Control had me wandering around.
That’s one of the best games I’ve played with one of the worst map designs I’ve ever seen.
Surely that’s the point though. Isn’t the map design part of the Tower of Babel madness vibe?
I actually gave up because I was lost in an office most of the time. It was just dull.
Ecco the Dolphin is literally impossible without a guide.
That game was like an unforgiving crack rock
designed that way to make more money on people renting it over and over to try and beat it IIRC
Serious headfuck of a puzzle game.
I was looking for this one. I really enjoyed the game, but the amount of days I spent going back and forth trying to find the next path was nuts!
I still think about how I managed to finish it once, then tried again 1 month later only to be completely dumbfounded as to how to get the damn yellow block upgrade again
All of fucking Bloodborne.

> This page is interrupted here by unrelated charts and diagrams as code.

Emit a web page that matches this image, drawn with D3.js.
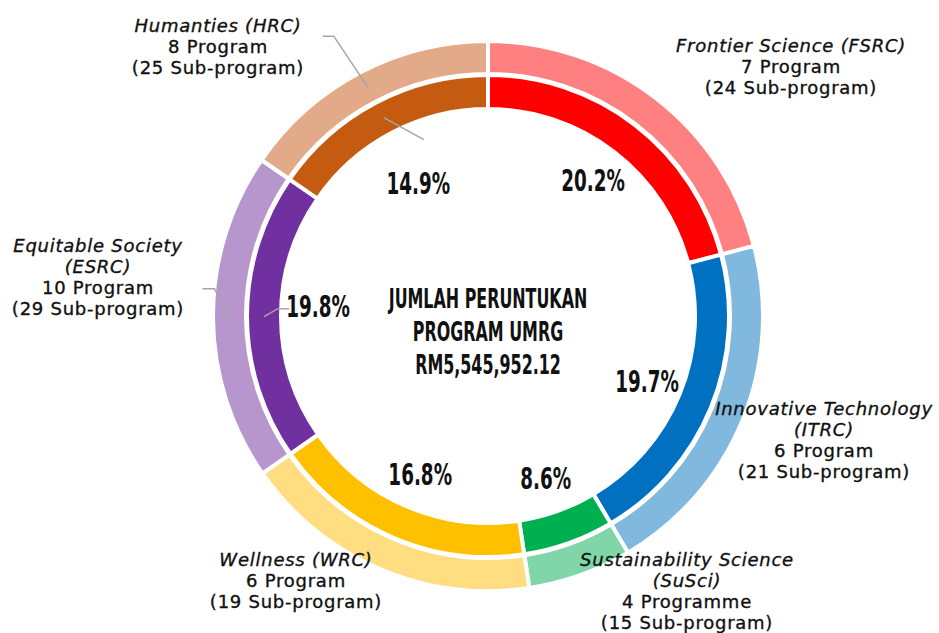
<!DOCTYPE html>
<html>
<head>
<meta charset="utf-8">
<script src="https://cdn.jsdelivr.net/npm/d3@7"></script>
<style>
  body { margin: 0; background: #fff; }
  svg { display: block; }
  .cat { font-family: "DejaVu Sans", sans-serif; font-size: 18px; fill: #111; stroke: #111; stroke-width: 0.35px; letter-spacing: 0.75px; }
  .cond { font-family: "Liberation Sans Narrow", "DejaVu Sans Condensed", sans-serif; font-weight: bold; fill: #111; }
</style>
</head>
<body>
<svg width="939" height="633"></svg>
<script>
const width = 939, height = 633;

// slices go clockwise from 12 o'clock
const centres = ["FSRC", "ITRC", "SuSci", "WRC", "ESRC", "HRC"];
// share of the ring as drawn
const shares = [20.9, 20.6, 6.1, 17.7, 19.3, 15.4];
// percentages as printed on the chart
const pctLabels = ["20.2%", "19.7%", "8.6%", "16.8%", "19.8%", "14.9%"];
const names = [
  ["Frontier Science (FSRC)"],
  ["Innovative Technology", "(ITRC)"],
  ["Sustainability Science", "(SuSci)"],
  ["Wellness (WRC)"],
  ["Equitable Society", "(ESRC)"],
  ["Humanties (HRC)"]
];
const programs = ["7 Program", "6 Program", "4 Programme", "6 Program", "10 Program", "8 Program"];
const subPrograms = ["(24 Sub-program)", "(21 Sub-program)", "(15 Sub-program)", "(19 Sub-program)", "(29 Sub-program)", "(25 Sub-program)"];
const innerColors = ["#ff0000", "#0070c0", "#00b050", "#ffc000", "#7030a0", "#c55a11"];
const outerColors = ["#ff8080", "#80b8de", "#80d6a8", "#ffdd80", "#b796ce", "#e2aa88"];
const centerText = ["JUMLAH PERUNTUKAN", "PROGRAM UMRG", "RM5,545,952.12"];

const cx = 488, cy = 316;
const condense = 0.68;

const svg = d3.select("svg")
  .attr("width", width)
  .attr("height", height);

const g = svg.append("g")
  .attr("transform", "translate(" + cx + "," + cy + ")");

const data = centres.map((c, i) => ({ key: c, value: shares[i], i: i }));

const pie = d3.pie()
  .sort(null)
  .value(d => d.value);

const arcs = pie(data);

// rings (radii padded by half the white stroke)
const outerArc = d3.arc().innerRadius(242).outerRadius(275);
const innerArc = d3.arc().innerRadius(207).outerRadius(241);
const labelArc = d3.arc().innerRadius(172).outerRadius(172);

g.selectAll(".outer-arc")
  .data(arcs)
  .enter().append("path")
  .attr("class", "outer-arc")
  .attr("d", outerArc)
  .style("fill", d => outerColors[d.data.i])
  .style("stroke", "#fff")
  .style("stroke-width", 4);

g.selectAll(".inner-arc")
  .data(arcs)
  .enter().append("path")
  .attr("class", "inner-arc")
  .attr("d", innerArc)
  .style("fill", d => innerColors[d.data.i])
  .style("stroke", "#fff")
  .style("stroke-width", 4);

// leader lines for HRC and ESRC
const line = d3.line();
function leader(pts) {
  g.append("path")
    .attr("d", line(pts))
    .style("fill", "none")
    .style("stroke", "#a6a6a6")
    .style("stroke-width", 1.5);
}
const hrc = arcs[5], esrc = arcs[4];
let p = outerArc.centroid(hrc);
leader([p, [p[0] - 34, p[1] - 51], [p[0] - 45, p[1] - 51]]);
p = innerArc.centroid(hrc);
leader([p, [p[0] + 40, p[1] + 22]]);
p = outerArc.centroid(esrc);
leader([p, [p[0] - 15, p[1] - 28], [p[0] - 27, p[1] - 28]]);
p = innerArc.centroid(esrc);
leader([p, [p[0] + 14, p[1] - 8], [p[0] + 25, p[1] - 8]]);

// percentage labels
g.selectAll(".pct")
  .data(arcs)
  .enter().append("text")
  .attr("class", "cond pct")
  .attr("transform", d => {
    let c = labelArc.centroid(d);
    if (d.data.key === "HRC") c = c.map(v => v * 150 / 172);
    if (d.data.key === "ESRC") c = [c[0] + 2, c[1] - 10];
    return "translate(" + c + ") scale(" + condense + ",1)";
  })
  .attr("text-anchor", "middle")
  .attr("dy", "0.36em")
  .style("font-size", "30px")
  .text(d => pctLabels[d.data.i]);

// centre title
g.selectAll(".center")
  .data(centerText)
  .enter().append("text")
  .attr("class", "cond center")
  .attr("transform", (d, i) => "translate(0," + (-8 + i * 33) + ") scale(" + condense + ",1)")
  .attr("text-anchor", "middle")
  .style("font-size", "26px")
  .text(d => d);

// category labels around the ring
const labelPos = {
  FSRC: [791, 52], ITRC: [824, 415], SuSci: [687, 566],
  WRC: [296, 566], ESRC: [98, 252], HRC: [218, 32]
};
const lh = 21;
centres.forEach((c, i) => {
  const t = svg.append("text")
    .attr("class", "cat")
    .attr("text-anchor", "middle")
    .attr("x", labelPos[c][0])
    .attr("y", labelPos[c][1]);
  const lines = names[i].map(s => ({ s: s, italic: true }))
    .concat([{ s: programs[i] }, { s: subPrograms[i] }]);
  lines.forEach((l, k) => {
    t.append("tspan")
      .attr("x", labelPos[c][0])
      .attr("dy", k === 0 ? 0 : lh)
      .style("font-style", l.italic ? "italic" : "normal")
      .text(l.s);
  });
});
</script>
</body>
</html>
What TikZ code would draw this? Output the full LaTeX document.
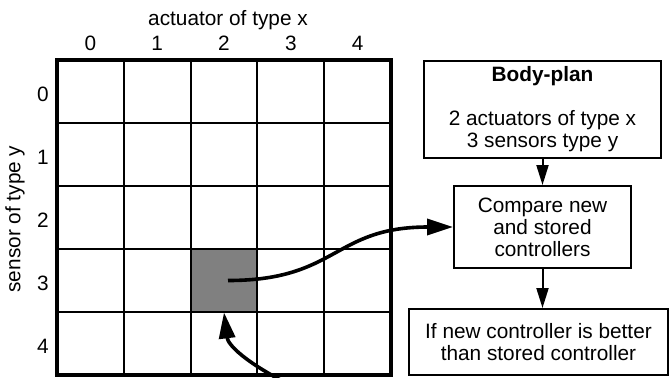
\documentclass[tikz,border=0pt]{standalone}
\usepackage{fontspec}
\setmainfont{Liberation Sans}
\usetikzlibrary{arrows.meta}
\definecolor{cellgray}{HTML}{808080}

\begin{document}
\begin{tikzpicture}[x=0.5pt, y=-0.5pt,
    every node/.style={font=\fontsize{10.4}{11}\selectfont},
    box/.style={draw, line width=1pt, align=center, inner sep=0pt},
    flow/.style={-{Triangle[length=10pt,width=6pt]}, line width=1pt},
    curvy/.style={-{Triangle[length=13pt,width=8pt]}, line width=1.8pt}]
  \clip (0,0) rectangle (669,377);
  % matrix of actuator/sensor pairs
  \begin{scope}[shift={(57,60)}, x=33.4pt, y=-31.5pt]
    \node[fill=cellgray, minimum width=33.4pt, minimum height=31.5pt,
          inner sep=0pt] (cell) at (2.5,3.5) {};
    \foreach \i in {1,...,4}{
      \draw[line width=1pt] (\i,0) -- (\i,5);
      \draw[line width=1pt] (0,\i) -- (5,\i);}
    \draw[line width=2pt] (0,0) rectangle (5,5);
    \foreach \i in {0,...,4}{
      \node (col\i) at (\i+0.5,-0.27) {\i};
      \node (row\i) at (-0.21,\i+0.55) {\i};}
  \end{scope}
  \node (xlabel) at (228,20) {actuator of type x};
  \node[rotate=90] (ylabel) at (15,219) {sensor of type y};
  % flow chart
  \node[box, minimum width=118.5pt, minimum height=48.5pt] (body) at (542.5,109.5)
    {\textbf{Body-plan}\\ \\ 2 actuators of type x\\3 sensors type y};
  \node[box, minimum width=88.5pt, minimum height=41pt] (compare) at (542.5,227)
    {Compare new\\and stored\\controllers};
  \node[box, minimum width=129.5pt, minimum height=33pt] (better) at (538.5,342)
    {If new controller is better\\than stored controller};
  \draw[flow] (body.south) -- (compare.north);
  \draw[flow] (compare.south) -- (compare.south |- better.north);
  % arrows in and out of the chosen cell
  \coordinate (pick) at ([xshift=2pt]cell.center);
  \coordinate (back) at (290,385);
  \draw[curvy] (pick) .. controls +(55pt,0) and +(-60pt,0) .. (compare.west);
  \draw[curvy] (back) .. controls (245,362) and (228,345) .. (cell.south);
\end{tikzpicture}
\end{document}
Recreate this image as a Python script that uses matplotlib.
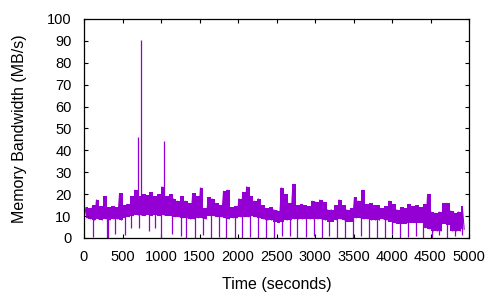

Fast travel is great. Building into the narrative where you don’t tell the story directly? Fuck that.
Currently playing through Rainworld for the first time, and “where the fuck do I go” has definitely crossed my mind more than a few times.
I will say I’ve mostly been enjoying just exploring, but it has been frustrating at times trying to figure out what to do or where to go when my little in-game helper suddenly decides to play coy at another crossroads.
Just started playing a simple isometric game called Tunic. It’s cute, and you play as a little button mashing fox creature with a sword in a language that’s gibberish as you find hidden paths in the isometric style. It’s frustrating for being so simplistic, because the hidden paths are hidden. I kinda like it so far tho. Just simple, relaxing, chill music, and cute AF artwork.
Absolutely adored that game! It’s one of those that I wish I could replay without having remembers how I uncovered all the various secrets.